[Directions]:
All the data should be repeated exactly. Any image in it is left out.

[Given information]:
--------------------
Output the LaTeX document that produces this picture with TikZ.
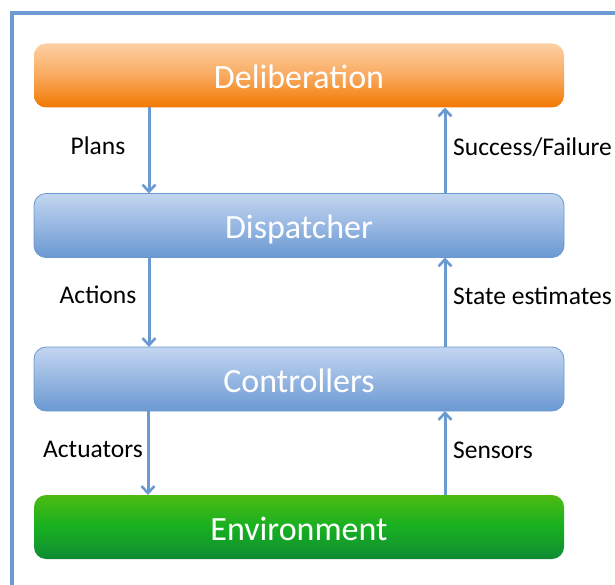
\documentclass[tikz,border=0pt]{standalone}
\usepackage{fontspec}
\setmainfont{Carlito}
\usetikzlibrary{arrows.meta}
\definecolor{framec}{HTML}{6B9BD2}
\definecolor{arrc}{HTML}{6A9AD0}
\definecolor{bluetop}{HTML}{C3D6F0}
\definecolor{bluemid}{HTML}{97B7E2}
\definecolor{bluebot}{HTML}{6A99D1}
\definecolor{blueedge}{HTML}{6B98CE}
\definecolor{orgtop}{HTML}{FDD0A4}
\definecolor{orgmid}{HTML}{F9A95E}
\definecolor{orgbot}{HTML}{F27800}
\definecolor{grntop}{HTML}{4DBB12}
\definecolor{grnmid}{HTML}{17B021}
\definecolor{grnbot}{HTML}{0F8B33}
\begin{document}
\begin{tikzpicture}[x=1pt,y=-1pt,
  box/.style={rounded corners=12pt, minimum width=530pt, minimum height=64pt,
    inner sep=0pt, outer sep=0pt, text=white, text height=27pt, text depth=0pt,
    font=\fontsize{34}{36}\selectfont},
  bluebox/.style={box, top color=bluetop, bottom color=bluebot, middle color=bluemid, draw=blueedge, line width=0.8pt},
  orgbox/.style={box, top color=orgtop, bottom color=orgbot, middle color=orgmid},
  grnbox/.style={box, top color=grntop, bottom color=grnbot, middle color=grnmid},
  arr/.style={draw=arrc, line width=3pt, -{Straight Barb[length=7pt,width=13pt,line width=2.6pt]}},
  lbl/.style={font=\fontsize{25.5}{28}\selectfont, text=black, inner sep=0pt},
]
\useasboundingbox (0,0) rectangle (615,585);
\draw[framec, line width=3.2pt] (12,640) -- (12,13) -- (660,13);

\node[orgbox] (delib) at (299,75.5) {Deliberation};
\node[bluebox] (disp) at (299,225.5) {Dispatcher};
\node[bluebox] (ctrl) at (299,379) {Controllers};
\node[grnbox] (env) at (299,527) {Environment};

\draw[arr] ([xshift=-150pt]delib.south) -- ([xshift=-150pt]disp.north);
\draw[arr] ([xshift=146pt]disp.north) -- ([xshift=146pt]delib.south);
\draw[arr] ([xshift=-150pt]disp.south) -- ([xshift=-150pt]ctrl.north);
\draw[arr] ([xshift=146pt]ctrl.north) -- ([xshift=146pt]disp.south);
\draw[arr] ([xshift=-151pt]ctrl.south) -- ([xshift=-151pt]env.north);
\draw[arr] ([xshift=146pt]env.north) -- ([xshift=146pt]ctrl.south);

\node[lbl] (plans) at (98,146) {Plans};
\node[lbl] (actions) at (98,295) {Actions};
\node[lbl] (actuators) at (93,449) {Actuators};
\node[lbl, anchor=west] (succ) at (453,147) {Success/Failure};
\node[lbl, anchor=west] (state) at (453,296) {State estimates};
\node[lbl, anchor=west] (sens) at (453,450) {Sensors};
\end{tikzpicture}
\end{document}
--------------------
[Worked answer]:
Output the LaTeX document that produces this picture with TikZ.
\documentclass[tikz,border=0pt]{standalone}
\usepackage{fontspec}
\setmainfont{Carlito}
\usetikzlibrary{arrows.meta}
\definecolor{framec}{HTML}{6B9BD2}
\definecolor{arrc}{HTML}{6A9AD0}
\definecolor{bluetop}{HTML}{C3D6F0}
\definecolor{bluemid}{HTML}{97B7E2}
\definecolor{bluebot}{HTML}{6A99D1}
\definecolor{blueedge}{HTML}{6B98CE}
\definecolor{orgtop}{HTML}{FDD0A4}
\definecolor{orgmid}{HTML}{F9A95E}
\definecolor{orgbot}{HTML}{F27800}
\definecolor{grntop}{HTML}{4DBB12}
\definecolor{grnmid}{HTML}{17B021}
\definecolor{grnbot}{HTML}{0F8B33}
\begin{document}
\begin{tikzpicture}[x=1pt,y=-1pt,
  box/.style={rounded corners=12pt, minimum width=530pt, minimum height=64pt,
    inner sep=0pt, outer sep=0pt, text=white, text height=27pt, text depth=0pt,
    font=\fontsize{34}{36}\selectfont},
  bluebox/.style={box, top color=bluetop, bottom color=bluebot, middle color=bluemid, draw=blueedge, line width=0.8pt},
  orgbox/.style={box, top color=orgtop, bottom color=orgbot, middle color=orgmid},
  grnbox/.style={box, top color=grntop, bottom color=grnbot, middle color=grnmid},
  arr/.style={draw=arrc, line width=3pt, -{Straight Barb[length=7pt,width=13pt,line width=2.6pt]}},
  lbl/.style={font=\fontsize{25.5}{28}\selectfont, text=black, inner sep=0pt},
]
\useasboundingbox (0,0) rectangle (615,585);
\draw[framec, line width=3.2pt] (12,640) -- (12,13) -- (660,13);

\node[orgbox] (delib) at (299,75.5) {Deliberation};
\node[bluebox] (disp) at (299,225.5) {Dispatcher};
\node[bluebox] (ctrl) at (299,379) {Controllers};
\node[grnbox] (env) at (299,527) {Environment};

\draw[arr] ([xshift=-150pt]delib.south) -- ([xshift=-150pt]disp.north);
\draw[arr] ([xshift=146pt]disp.north) -- ([xshift=146pt]delib.south);
\draw[arr] ([xshift=-150pt]disp.south) -- ([xshift=-150pt]ctrl.north);
\draw[arr] ([xshift=146pt]ctrl.north) -- ([xshift=146pt]disp.south);
\draw[arr] ([xshift=-151pt]ctrl.south) -- ([xshift=-151pt]env.north);
\draw[arr] ([xshift=146pt]env.north) -- ([xshift=146pt]ctrl.south);

\node[lbl] (plans) at (98,146) {Plans};
\node[lbl] (actions) at (98,295) {Actions};
\node[lbl] (actuators) at (93,449) {Actuators};
\node[lbl, anchor=west] (succ) at (453,147) {Success/Failure};
\node[lbl, anchor=west] (state) at (453,296) {State estimates};
\node[lbl, anchor=west] (sens) at (453,450) {Sensors};
\end{tikzpicture}
\end{document}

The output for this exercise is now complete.